§ Requirement:
Retype the run of lines that opens with the line containing "Reproduce this chart with matplotlib." and closes with the line containing "ax.set_axisbelow(True)", exactly and inclusively, but skip the pictures.

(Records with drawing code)
Start
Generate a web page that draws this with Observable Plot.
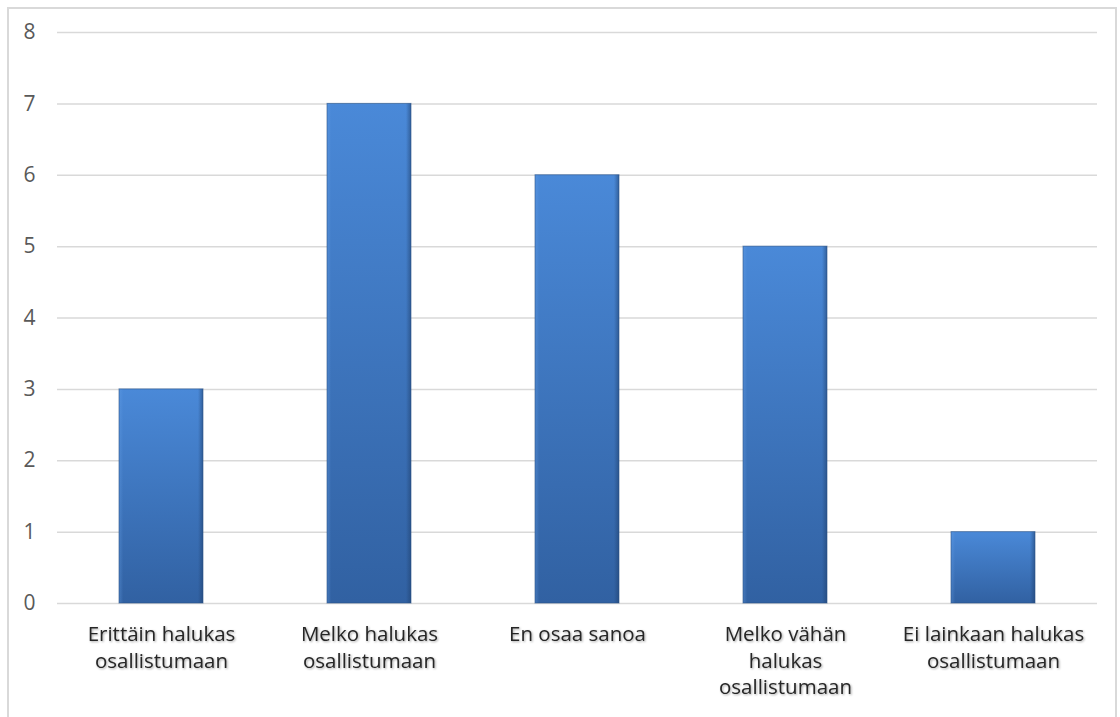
<!DOCTYPE html>
<html>
<head>
<meta charset="utf-8">
<script src="https://cdn.jsdelivr.net/npm/d3@7"></script>
<script src="https://cdn.jsdelivr.net/npm/@observablehq/plot@0.6"></script>
<style>
  html, body { margin: 0; padding: 0; background: #fff; }
  #wrap { position: relative; width: 1120px; height: 717px; overflow: hidden; }
  #border { position: absolute; left: 7px; top: 7px; width: 1110px; height: 720px;
            border: 2px solid #d9d9d9; box-sizing: border-box; pointer-events: none; }
  .xlab text { filter: drop-shadow(1px 1px 1px rgba(0,0,0,0.35)); }
</style>
</head>
<body>
<div id="wrap"><div id="border"></div></div>
<script>
const categories = [
  "Erittäin halukas\nosallistumaan",
  "Melko halukas\nosallistumaan",
  "En osaa sanoa",
  "Melko vähän\nhalukas\nosallistumaan",
  "Ei lainkaan halukas\nosallistumaan"
];
const values = [3, 7, 6, 5, 1];
const yTicks = [0, 1, 2, 3, 4, 5, 6, 7, 8];

const data = categories.map((c, i) => ({category: c, value: values[i]}));

const chart = Plot.plot({
  width: 1120,
  height: 717,
  marginTop: 32,
  marginBottom: 114,
  marginLeft: 57,
  marginRight: 23,
  style: {fontFamily: "'Open Sans', sans-serif", background: "transparent"},
  x: {domain: categories, paddingInner: 0.595, paddingOuter: 0.2975, label: null},
  y: {domain: [0, 8], ticks: yTicks, label: null},
  marks: [
    Plot.gridY(yTicks, {stroke: "#d9d9d9", strokeOpacity: 1, strokeWidth: 1.5}),
    Plot.barY(data, {x: "category", y: "value", fill: "url(#barGrad)"}),
    Plot.barY(data, {x: "category", y: "value", fill: "url(#edgeGrad)"}),
    Plot.barY(data, {x: "category", y: "value", fill: "none", stroke: "#2a5285", strokeWidth: 1, strokeOpacity: 0.6}),
    Plot.axisY(yTicks, {tickSize: 0, tickPadding: 22, fontSize: 21, fill: "#595959", tickFormat: d => String(d)}),
    Plot.axisX({tickSize: 0, tickPadding: 19, fontSize: 20.5, fill: "#262626", lineHeight: 1.29, lineAnchor: "top", className: "xlab"})
  ]
});

const ns = "http://www.w3.org/2000/svg";
const defs = document.createElementNS(ns, "defs");
defs.innerHTML = `
  <linearGradient id="barGrad" x1="0" y1="0" x2="0" y2="1">
    <stop offset="0" stop-color="#4a89d8"/>
    <stop offset="1" stop-color="#3161a2"/>
  </linearGradient>
  <linearGradient id="edgeGrad" x1="0" y1="0" x2="1" y2="0">
    <stop offset="0" stop-color="#6aa3e8" stop-opacity="0.35"/>
    <stop offset="0.05" stop-color="#6aa3e8" stop-opacity="0"/>
    <stop offset="0.94" stop-color="#1f3f6b" stop-opacity="0"/>
    <stop offset="1" stop-color="#1f3f6b" stop-opacity="0.55"/>
  </linearGradient>`;
chart.insertBefore(defs, chart.firstChild);
chart.style.position = "absolute";
chart.style.left = "0";
chart.style.top = "0";
document.getElementById("wrap").appendChild(chart);
</script>
</body>
</html>
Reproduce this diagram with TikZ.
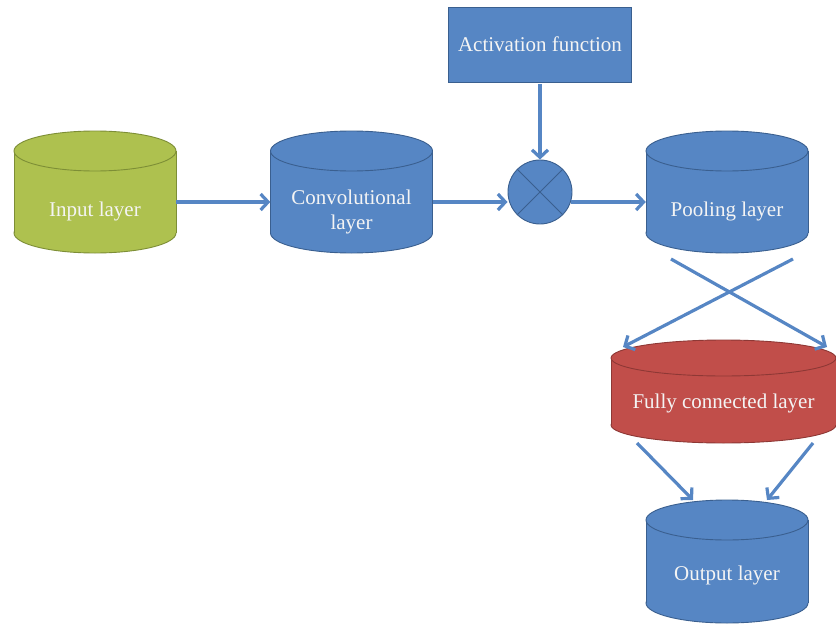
\documentclass[tikz,border=0pt]{standalone}
\usepackage{fontspec}
\setmainfont{Liberation Serif}
\usetikzlibrary{arrows.meta,calc}
\definecolor{bfill}{HTML}{5686C4}
\definecolor{bline}{HTML}{3A5F8F}
\definecolor{gfill}{HTML}{AEC14F}
\definecolor{gline}{HTML}{7D8E36}
\definecolor{rfill}{HTML}{C14E4A}
\definecolor{rline}{HTML}{8E3835}
\definecolor{arrc}{HTML}{5686C4}
\definecolor{txt}{HTML}{F4F4F4}
\newcommand{\cylshape}[7]{%
  \filldraw[fill=#6,draw=#7,line width=0.9pt] (#1,#3) ellipse [x radius=#4,y radius=#5];
  \fill[#6] (#1-#4,#2) rectangle (#1+#4,#3);
  \draw[#7,line width=0.9pt] (#1-#4,#2) -- (#1-#4,#3) (#1+#4,#2) -- (#1+#4,#3);
  \filldraw[fill=#6,draw=#7,line width=0.9pt] (#1,#2) ellipse [x radius=#4,y radius=#5];
}
\tikzset{
  cylbox/.style={inner sep=0pt,minimum width=162pt,minimum height=122pt},
  lbl/.style={text=txt,font=\fontsize{21}{25.5}\selectfont,align=center,inner sep=0pt},
  arr/.style={draw=arrc,line width=3.2pt,-{Straight Barb[length=7.5pt,width=16pt]}},
}
\begin{document}
\begin{tikzpicture}[x=1pt,y=-1pt]
\useasboundingbox (0,0) rectangle (836,624);
% cylinders
\cylshape{95}{151}{233}{81}{20}{gfill}{gline}
\cylshape{351.5}{151}{233}{81}{20}{bfill}{bline}
\cylshape{727}{151}{233}{81}{20}{bfill}{bline}
\cylshape{723.5}{358}{425}{112.5}{18}{rfill}{rline}
\cylshape{727}{520}{603}{81}{20}{bfill}{bline}
\node[cylbox] (inp) at (95,192) {};
\node[cylbox] (conv) at (351.5,192) {};
\node[cylbox] (pool) at (727,192) {};
\node[cylbox,minimum width=225pt,minimum height=103pt] (fc) at (723.5,391.5) {};
\node[cylbox,minimum height=123pt] (out) at (727,561.5) {};
\node[lbl] (inpT) at (95,211) {Input layer};
\node[lbl] (convT) at (351.5,212) {Convolutional\\layer};
\node[lbl] (poolT) at (727,211) {Pooling layer};
\node[lbl] (fcT) at (723.5,403) {Fully connected layer};
\node[lbl] (outT) at (727,575) {Output layer};
% activation box and multiplier
\node[draw=bline,fill=bfill,line width=0.9pt,minimum width=183pt,minimum height=75pt,inner sep=0pt,text=txt,font=\fontsize{21}{25.5}\selectfont] (act) at (540,44.5) {Activation function};
\node[circle,draw=bline,fill=bfill,line width=0.9pt,minimum size=64pt,inner sep=0pt] (mult) at (540,192) {};
\draw[bline,line width=0.9pt] (mult.north west) -- (mult.south east) (mult.north east) -- (mult.south west);
% connectors
\draw[arr] ([yshift=-10pt]inp.east) -- ([yshift=-10pt]conv.west);
\draw[arr] ([yshift=-10pt]conv.east) -- ([yshift=-10pt]conv.east -| mult.west);
\draw[arr] ([yshift=-10pt,xshift=-1pt]conv.east -| mult.east) -- ([yshift=-10pt]pool.west);
\draw[arr] ([yshift=-2pt]act.south) -- (mult.north);
\coordinate (pa) at (671,259);
\coordinate (pb) at (793,259);
\coordinate (fa) at (827,347);
\coordinate (fb) at (623,347);
\coordinate (oa) at (637,443);
\coordinate (ob) at (813,443);
\coordinate (ia) at (693,500);
\coordinate (ib) at (767,500);
\draw[arr] (pa) -- (fa);
\draw[arr] (pb) -- (fb);
\draw[arr] (oa) -- (ia);
\draw[arr] (ob) -- (ib);
\end{tikzpicture}
\end{document}
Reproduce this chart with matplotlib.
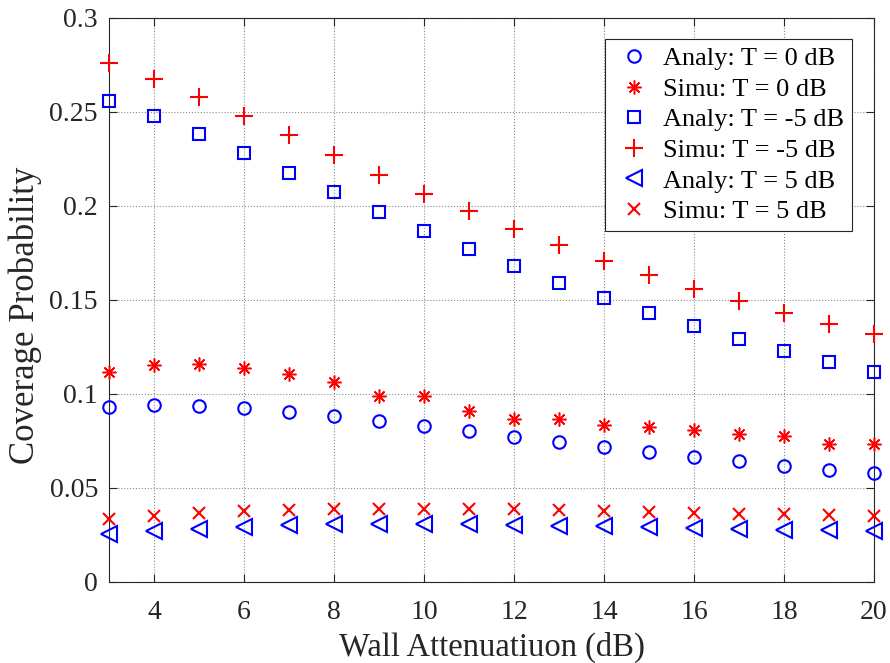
import numpy as np
import matplotlib
matplotlib.use("Agg")
import matplotlib.pyplot as plt

plt.rcParams['font.family'] = ['Liberation Serif', 'DejaVu Serif']

# wall attenuation (dB)
wall_db = np.arange(3, 21)

# coverage probability, analytical and simulated, per SINR threshold
analy_0 = [0.0933, 0.0940, 0.0934, 0.0924, 0.0906, 0.0883, 0.0856, 0.0832, 0.0805,
           0.0773, 0.0746, 0.0720, 0.0693, 0.0667, 0.0642, 0.0619, 0.0597, 0.0578]
simu_0 = [0.1115, 0.1154, 0.1158, 0.1137, 0.1106, 0.1066, 0.0989, 0.0989, 0.0910,
          0.0867, 0.0867, 0.0835, 0.0824, 0.0807, 0.0786, 0.0778, 0.0736, 0.0732]
analy_m5 = [0.2559, 0.2477, 0.2381, 0.2280, 0.2177, 0.2073, 0.1968, 0.1867, 0.1771,
            0.1681, 0.1592, 0.1511, 0.1433, 0.1362, 0.1294, 0.1230, 0.1172, 0.1119]
simu_m5 = [0.2759, 0.2677, 0.2578, 0.2479, 0.2376, 0.2271, 0.2167, 0.2065, 0.1972,
           0.1876, 0.1791, 0.1709, 0.1633, 0.1560, 0.1493, 0.1429, 0.1371, 0.1318]
analy_5 = [0.0254, 0.0271, 0.0284, 0.0294, 0.0301, 0.0307, 0.0310, 0.0310, 0.0309,
           0.0303, 0.0300, 0.0296, 0.0291, 0.0286, 0.0282, 0.0278, 0.0275, 0.0270]
simu_5 = [0.0333, 0.0353, 0.0365, 0.0376, 0.0383, 0.0387, 0.0390, 0.0388, 0.0388,
          0.0387, 0.0383, 0.0376, 0.0372, 0.0369, 0.0363, 0.0362, 0.0356, 0.0353]

fig = plt.figure(figsize=(8.9, 6.63), dpi=100)
ax = fig.add_axes([0.1225, 0.1222, 0.8595, 0.8507])
ax.set_axisbelow(True)

ms = 9
common = dict(ls='none', mew=1.5, clip_on=False, zorder=3)
ax.plot(wall_db, analy_0, 'o', mfc='none', mec='blue', ms=ms,
        label='Analy: T = 0 dB', **common)
ax.plot(wall_db, simu_0, marker=(8, 2, 0), color='red', ms=ms + 1,
        label='Simu: T = 0 dB', **{**common, 'mew': 1.1})
ax.plot(wall_db, analy_m5, 's', mfc='none', mec='blue', ms=ms - 1,
        label='Analy: T = -5 dB', **common)
ax.plot(wall_db, simu_m5, '+', color='red', ms=ms + 4,
        label='Simu: T = -5 dB', **common)
ax.plot(wall_db, analy_5, '<', mfc='none', mec='blue', ms=ms + 2,
        label='Analy: T = 5 dB', **common)
ax.plot(wall_db, simu_5, 'x', color='red', ms=ms - 1,
        label='Simu: T = 5 dB', **common)

ax.set_xlim(3, 20)
ax.set_ylim(0, 0.3)
ax.set_xticks(np.arange(4, 21, 2))
ax.set_yticks([0, 0.05, 0.1, 0.15, 0.2, 0.25, 0.3])
ax.set_yticklabels(['0', '0.05', '0.1', '0.15', '0.2', '0.25', '0.3'])
ax.tick_params(direction='in', top=True, right=True, labelsize=20, labelcolor='#262626',
               color='#262626', length=6, width=0.8)
ax.tick_params(axis='x', pad=13)
ax.tick_params(axis='y', pad=8)
ax.grid(True, ls=':', color='#8c8c8c', lw=0.8)
for sp in ax.spines.values():
    sp.set_color('#262626')
    sp.set_linewidth(0.8)

ax.set_xlabel('Wall Attenuatiuon (dB)', fontsize=23.5, color='#262626')
ax.set_ylabel('Coverage Probability', fontsize=25, color='#262626')
ax.xaxis.set_label_coords(0.5, -0.089)
ax.yaxis.set_label_coords(-0.087, 0.473)

leg = ax.legend(loc='upper right', fontsize=19, frameon=True, fancybox=False,
                edgecolor='#262626', framealpha=1, handletextpad=0.3,
                handlelength=1.6, labelspacing=0.27, borderpad=0.3,
                borderaxespad=0, bbox_to_anchor=(0.9715, 0.963))
leg.get_frame().set_linewidth(0.8)

fig.savefig('out.png', dpi=100)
End
§ The solution:
Reproduce this chart with matplotlib.
import numpy as np
import matplotlib
matplotlib.use("Agg")
import matplotlib.pyplot as plt

plt.rcParams['font.family'] = ['Liberation Serif', 'DejaVu Serif']

# wall attenuation (dB)
wall_db = np.arange(3, 21)

# coverage probability, analytical and simulated, per SINR threshold
analy_0 = [0.0933, 0.0940, 0.0934, 0.0924, 0.0906, 0.0883, 0.0856, 0.0832, 0.0805,
           0.0773, 0.0746, 0.0720, 0.0693, 0.0667, 0.0642, 0.0619, 0.0597, 0.0578]
simu_0 = [0.1115, 0.1154, 0.1158, 0.1137, 0.1106, 0.1066, 0.0989, 0.0989, 0.0910,
          0.0867, 0.0867, 0.0835, 0.0824, 0.0807, 0.0786, 0.0778, 0.0736, 0.0732]
analy_m5 = [0.2559, 0.2477, 0.2381, 0.2280, 0.2177, 0.2073, 0.1968, 0.1867, 0.1771,
            0.1681, 0.1592, 0.1511, 0.1433, 0.1362, 0.1294, 0.1230, 0.1172, 0.1119]
simu_m5 = [0.2759, 0.2677, 0.2578, 0.2479, 0.2376, 0.2271, 0.2167, 0.2065, 0.1972,
           0.1876, 0.1791, 0.1709, 0.1633, 0.1560, 0.1493, 0.1429, 0.1371, 0.1318]
analy_5 = [0.0254, 0.0271, 0.0284, 0.0294, 0.0301, 0.0307, 0.0310, 0.0310, 0.0309,
           0.0303, 0.0300, 0.0296, 0.0291, 0.0286, 0.0282, 0.0278, 0.0275, 0.0270]
simu_5 = [0.0333, 0.0353, 0.0365, 0.0376, 0.0383, 0.0387, 0.0390, 0.0388, 0.0388,
          0.0387, 0.0383, 0.0376, 0.0372, 0.0369, 0.0363, 0.0362, 0.0356, 0.0353]

fig = plt.figure(figsize=(8.9, 6.63), dpi=100)
ax = fig.add_axes([0.1225, 0.1222, 0.8595, 0.8507])
ax.set_axisbelow(True)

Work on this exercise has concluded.